For enterprise security buyers evaluating developer security training investments, that endorsement answers a specific question: does this training produce measurable changes in how developers build AI applications in real production environments. The OpenText reference suggests the answer is affirmative, at least at one significant enterprise scale.
Budget and Procurement Signals for Security Leaders
The AWS strategic collaboration agreement carries procurement implications that extend beyond the training content itself.
For organizations already running AI workloads on Amazon Bedrock, the existence of AWS-aligned training content creates a natural integration point between infrastructure investment and developer security enablement. Security leaders who have approved Bedrock deployments but have not yet addressed the developer education component of their AI governance program now have a vendor-endorsed training path that maps directly to their infrastructure choices.
From a budget conversation perspective, this framing is useful. Developer security training positioned as AI governance and platform risk mitigation sits more comfortably in security budget discussions than general upskilling initiatives.

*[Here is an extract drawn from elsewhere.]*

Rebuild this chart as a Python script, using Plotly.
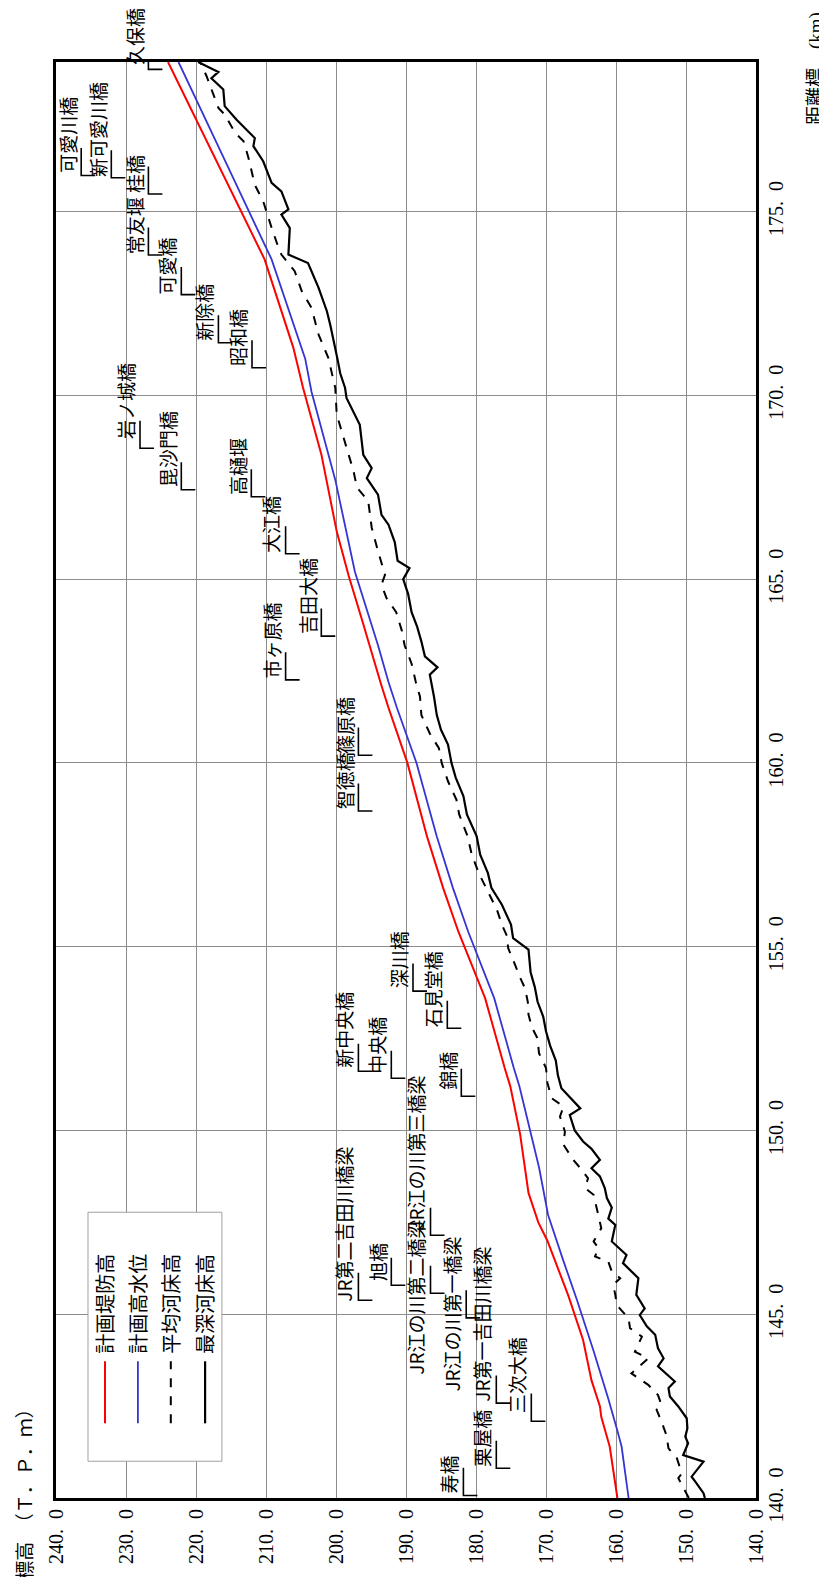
import plotly.graph_objects as go

# ---------------- data ----------------
series_names = ["計画堤防高", "計画高水位", "平均河床高", "最深河床高"]

# 計画堤防高 (red)
levee_km = [140.0, 140.5, 141.1, 141.4, 142.2, 142.5, 143.2, 144.3, 145.5, 147.0, 147.5, 148.3,
            149.9, 150.6, 151.2, 151.7, 153.6, 155.4, 156.6, 158.0, 160.0, 161.5, 162.1, 163.9,
            165.1, 166.3, 168.4, 170.2, 171.3, 173.7, 176.2, 179.07]
levee_elev = [159.8, 160.2, 160.6, 160.9, 162.1, 162.3, 163.5, 164.7, 166.8, 169.8, 171.1, 172.5,
              173.7, 174.4, 175.1, 175.9, 178.7, 182.5, 184.7, 187.0, 189.8, 192.5, 193.5, 196.3,
              198.2, 199.9, 202.1, 204.7, 206.1, 210.2, 216.6, 224.0]

# 計画高水位 (blue)
hwl_km = [140.0, 140.6, 141.4, 141.9, 142.7, 144.0, 145.4, 146.5, 147.7, 149.0, 150.0, 150.6,
          151.2, 151.7, 153.6, 155.4, 156.6, 158.0, 160.0, 161.5, 162.2, 163.2, 165.2, 167.7,
          170.1, 171.0, 173.7, 176.2, 179.07]
hwl_elev = [158.2, 158.6, 159.2, 159.9, 161.1, 163.2, 165.6, 167.6, 169.7, 171.0, 172.3, 173.1,
            173.8, 174.6, 177.4, 181.1, 183.3, 185.6, 188.5, 191.3, 192.5, 194.0, 197.3, 200.1,
            203.5, 204.4, 209.2, 215.4, 222.5]

# 平均河床高 (dashed)
mean_km = [140.0, 140.18, 140.54, 140.67, 141.08, 141.35, 141.71, 142.08, 142.4, 142.53, 142.8,
           143.08, 143.39, 143.8, 143.98, 144.39, 144.62, 144.89, 145.25, 145.53, 145.8, 145.98,
           146.16, 146.43, 146.57, 146.8, 146.98, 147.34, 147.7, 148.07, 148.25, 148.43, 148.7,
           148.93, 149.2, 149.61, 149.97, 150.38, 150.65, 150.88, 151.3, 151.7, 152.1, 152.5,
           152.8, 153.15, 153.5, 153.87, 154.2, 154.5, 154.96, 155.3, 155.6, 156.0, 156.5,
           157.0, 157.5, 158.0, 158.6, 159.0, 159.5, 160.0, 160.4, 160.8, 161.3, 161.8, 162.2,
           162.7, 163.2, 163.6, 164.1, 164.49, 164.85, 165.12, 165.76, 166.4, 167.13, 167.49,
           167.94, 168.58, 169.48, 170.2, 171.02, 171.66, 172.38, 172.84, 173.38, 173.83,
           174.01, 174.56, 175.28, 175.73, 176.46, 176.91, 177.14, 177.64, 177.82, 178.69, 179.07]
mean_elev = [149.6, 150.1, 151.1, 150.6, 151.3, 152.5, 152.8, 153.5, 154.2, 153.5, 154.0,
             155.4, 157.8, 155.4, 157.3, 156.3, 158.0, 158.2, 159.9, 160.1, 160.4, 159.4,
             160.6, 161.1, 163.0, 162.5, 163.2, 162.1, 162.5, 163.0, 163.2, 164.4, 164.0,
             164.9, 166.1, 167.5, 167.3, 168.0, 167.5, 169.2, 169.8, 170.0, 171.0, 171.2,
             172.0, 172.5, 172.6, 173.0, 173.8, 174.4, 175.4, 175.6, 176.3, 177.0, 178.3,
             179.6, 180.6, 181.2, 182.4, 182.8, 184.0, 184.9, 185.3, 186.6, 187.8, 188.0, 188.6,
             189.2, 190.2, 190.6, 191.4, 192.8, 193.5, 193.0, 194.0, 194.9, 195.4, 197.0,
             197.5, 198.5, 199.9, 200.1, 201.1, 202.5, 203.5, 204.9, 205.9, 207.8,
             208.2, 209.2, 210.4, 211.6, 212.5, 213.2, 214.4, 215.9, 216.8, 218.5, 219.4]

# 最深河床高 (black)
deep_km = [140.0, 140.13, 140.45, 140.58, 140.99, 141.17, 141.49, 141.67, 141.9, 142.17, 142.49,
           142.76, 142.99, 143.17, 143.58, 143.8, 144.07, 144.44, 144.67, 144.98, 145.16, 145.53,
           145.98, 146.39, 146.61, 146.98, 147.16, 147.43, 147.6, 147.9, 148.16, 148.43, 148.75,
           148.97, 149.2, 149.5, 149.7, 150.0, 150.42, 150.6, 151.15, 151.5, 151.9, 152.3, 152.7,
           153.1, 153.5, 153.9, 154.3, 154.6, 154.92, 155.23, 155.6, 156.14, 156.6, 157.0, 157.5,
           158.0, 158.6, 159.1, 159.6, 160.0, 160.5, 160.9, 161.3, 161.8, 162.3, 162.4, 162.6,
           162.9, 163.3, 163.7, 164.1, 164.6, 165.0, 165.3, 165.5, 166.0, 166.48, 166.75, 167.3,
           167.75, 168.02, 168.38, 169.2, 169.93, 170.2, 170.6, 171.0, 171.5, 171.9, 172.29,
           172.93, 173.6, 173.83, 174.55, 174.92, 175.06, 175.55, 175.78, 176.37, 176.78, 177.0,
           177.5, 177.87, 178.32, 178.63, 178.8, 179.07]
deep_elev = [147.3, 147.5, 148.7, 149.2, 147.5, 150.4, 149.7, 150.1, 149.8, 149.9, 151.1,
             152.3, 152.5, 151.6, 154.0, 153.2, 154.0, 154.4, 155.6, 156.6, 155.9, 157.1,
             156.8, 159.0, 158.5, 160.6, 160.4, 160.1, 161.1, 160.6, 161.3, 161.6, 162.3,
             163.5, 162.3, 163.5, 164.7, 165.9, 166.6, 165.1, 167.8, 168.3, 168.6, 169.4, 170.0,
             170.4, 171.2, 171.6, 172.2, 172.3, 172.5, 174.7, 175.0, 176.3, 177.8, 178.3, 179.4,
             179.9, 181.3, 181.8, 182.9, 183.5, 184.0, 185.0, 185.6, 186.0, 186.5, 186.6, 185.5,
             187.3, 187.8, 188.4, 189.2, 189.7, 190.4, 189.5, 191.2, 191.6, 192.5, 193.5, 194.0,
             195.6, 194.9, 196.1, 196.6, 198.5, 198.7, 199.4, 199.8, 200.3, 200.8, 201.3,
             202.5, 204.0, 206.8, 206.6, 207.8, 206.8, 207.8, 209.2, 210.4, 211.8, 211.6,
             214.2, 215.9, 216.1, 217.8, 216.8, 219.7]

# bridges / weirs: leader km, label elevation, km where the label text starts
bridge_names = ["寿橋", "栗屋橋", "三次大橋", "JR第一吉田川橋梁", "JR江の川第一橋梁",
                "JR第二吉田川橋梁", "JR江の川第二橋梁", "旭橋", "JR江の川第三橋梁", "錦橋",
                "中央橋", "新中央橋", "石見堂橋", "深川橋", "智徳橋", "篠原橋", "市ヶ原橋",
                "吉田大橋", "大江橋", "高樋堰", "毘沙門橋", "岩ノ城橋", "昭和橋", "新除橋",
                "可愛橋", "常友堰", "桂橋", "新可愛川橋", "可愛川橋", "久保橋"]
bridge_km = [140.07, 140.81, 142.09, 142.58, 144.9, 145.38, 145.57, 145.79, 147.15, 150.93,
             151.42, 151.61, 152.78, 153.79, 158.69, 160.21, 162.26, 163.45, 165.69, 167.24,
             167.43, 168.56, 170.75, 171.43, 172.74, 173.82, 175.48, 175.92, 175.98, 178.87]
label_elev = [181.8, 177.1, 172.1, 177.1, 181.4, 196.8, 186.5, 192.1, 186.5, 182.1,
              192.1, 196.8, 184.1, 189.0, 196.8, 196.8, 207.2, 202.1, 207.2, 212.1,
              222.1, 228.0, 212.0, 216.8, 222.1, 226.8, 226.8, 232.1, 236.4, 226.8]
label_km = [140.12, 140.86, 142.3, 142.63, 142.9, 145.35, 143.34, 145.9, 147.26, 151.1,
            151.55, 151.7, 152.8, 153.87, 158.75, 160.25, 162.3, 163.5, 165.7, 167.3,
            167.5, 168.8, 170.8, 171.5, 172.75, 173.85, 175.5, 175.95, 176.05, 179.0]

elev_ticks = [240, 230, 220, 210, 200, 190, 180, 170, 160, 150, 140]
km_ticks = [140, 145, 150, 155, 160, 165, 170, 175]

# ---------------- figure ----------------
SERIF = "Liberation Serif, Noto Sans CJK JP"
SANS = "Noto Sans CJK JP"

styles = [dict(color="#ff0000", width=2),
          dict(color="#3535d5", width=1.8),
          dict(color="#000000", width=2, dash="dash"),
          dict(color="#000000", width=2.2)]

fig = go.Figure()
for name, xs, ys, st in zip(series_names,
                            [levee_elev, hwl_elev, mean_elev, deep_elev],
                            [levee_km, hwl_km, mean_km, deep_km], styles):
    fig.add_trace(go.Scatter(x=xs, y=ys, name=name, mode="lines", line=st,
                             showlegend=False, hoverinfo="skip"))

# bridge leader brackets
UNDER = 0.75   # km length of underline
LEAD = 2.0     # m length of leader
bx, by = [], []
for km, el in zip(bridge_km, label_elev):
    bx += [el, el, el - LEAD, None]
    by += [km + UNDER, km, km, None]
fig.add_trace(go.Scatter(x=bx, y=by, mode="lines", line=dict(color="black", width=1.6),
                         showlegend=False, hoverinfo="skip", cliponaxis=False))

annotations = []
for name, el, km in zip(bridge_names, label_elev, label_km):
    annotations.append(dict(x=el, y=km, xref="x", yref="y", text=name, textangle=-90,
                            xanchor="right", yanchor="bottom", showarrow=False,
                            xshift=1, yshift=-2,
                            font=dict(family=SANS, size=19, color="black")))

# legend (drawn manually, rotated)
leg_x = [0.070, 0.117, 0.164, 0.213]
shapes = [dict(type="rect", xref="paper", yref="paper", x0=0.0457, x1=0.237, y0=0.0256, y1=0.199,
               line=dict(color="#a0a0a0", width=1), fillcolor="white", layer="above")]
for lx, name, st in zip(leg_x, series_names, styles):
    shapes.append(dict(type="line", xref="paper", yref="paper", x0=lx, x1=lx, y0=0.052, y1=0.0952,
                       line=st, layer="above"))
    annotations.append(dict(x=lx, y=0.099, xref="paper", yref="paper", text=name, textangle=-90,
                            xanchor="center", yanchor="bottom", showarrow=False,
                            font=dict(family=SANS, size=20, color="black")))

# axis titles
annotations.append(dict(x=-0.044, y=-0.0585, xref="paper", yref="paper",
                        text="標高　（Ｔ．Ｐ．ｍ）",
                        textangle=-90, xanchor="center", yanchor="bottom", showarrow=False,
                        font=dict(family=SERIF, size=19, color="black")))
annotations.append(dict(x=1.086, y=1.036, xref="paper", yref="paper", text="距離標　(km)",
                        textangle=-90, xanchor="center", yanchor="top", showarrow=False,
                        font=dict(family=SERIF, size=19, color="black")))

def fmt(v):
    return f"{v:.1f}".replace(".", ".\u2002")

fig.update_layout(
    width=827, height=1577,
    margin=dict(l=48, r=79, t=54, b=87),
    plot_bgcolor="white", paper_bgcolor="white",
    annotations=annotations, shapes=shapes,
    showlegend=False,
)
fig.update_xaxes(range=[240, 140], tickvals=elev_ticks, ticktext=[fmt(v) for v in elev_ticks],
                 tickangle=-90, showgrid=True, gridcolor="#8c8c8c", gridwidth=1,
                 showline=True, linecolor="black", linewidth=3, mirror=True, zeroline=False,
                 ticks="", tickfont=dict(family=SERIF, size=20, color="black"))
fig.update_yaxes(range=[140, 179.07], tickvals=km_ticks, ticktext=[fmt(v) for v in km_ticks],
                 side="right", tickangle=-90, showgrid=True, gridcolor="#8c8c8c", gridwidth=1,
                 showline=True, linecolor="black", linewidth=3, mirror=True, zeroline=False,
                 ticks="", tickfont=dict(family=SERIF, size=20, color="black"))

fig.write_html("out.html")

The connection to specific vulnerability classes with documented remediation outcomes, combined with AWS alignment, gives CISOs and CIOs tangible justification language for investment approval conversations.
Organizations in regulated industries, particularly financial services, healthcare, and critical infrastructure, where AI governance obligations are tightening under frameworks including the EU AI Act, have an additional compliance urgency layer that strengthens the procurement case further.
A Larger Industry Shift Taking Shape
The Secure Code Warrior and AWS collaboration is part of a broader reorientation happening across the developer security training market. The category spent years arguing for shift-left security as a general principle. That argument is now largely won in enterprise organizations, at least at the policy level.
The next argument, which this collaboration is helping to frame, is that shift-left security must be specifically rebuilt for AI development contexts. The vulnerability classes are different. The attack surfaces are different. The mental models developers need are different. General secure coding training does not transfer automatically to AI application security.
Vendors that position early around AI-specific developer security education, with platform-aligned content and enterprise-grade hands-on delivery, are establishing curriculum authority in a market that will grow significantly as enterprise AI deployment volumes continue to increase.
For enterprise security leaders, the operational implication is straightforward. Developer security education programs that do not yet include AI-specific curriculum are already behind the risk curve their organizations are carrying. The question is no longer whether to invest in AI developer security training. It is how quickly that investment can be deployed against an active and expanding threat surface.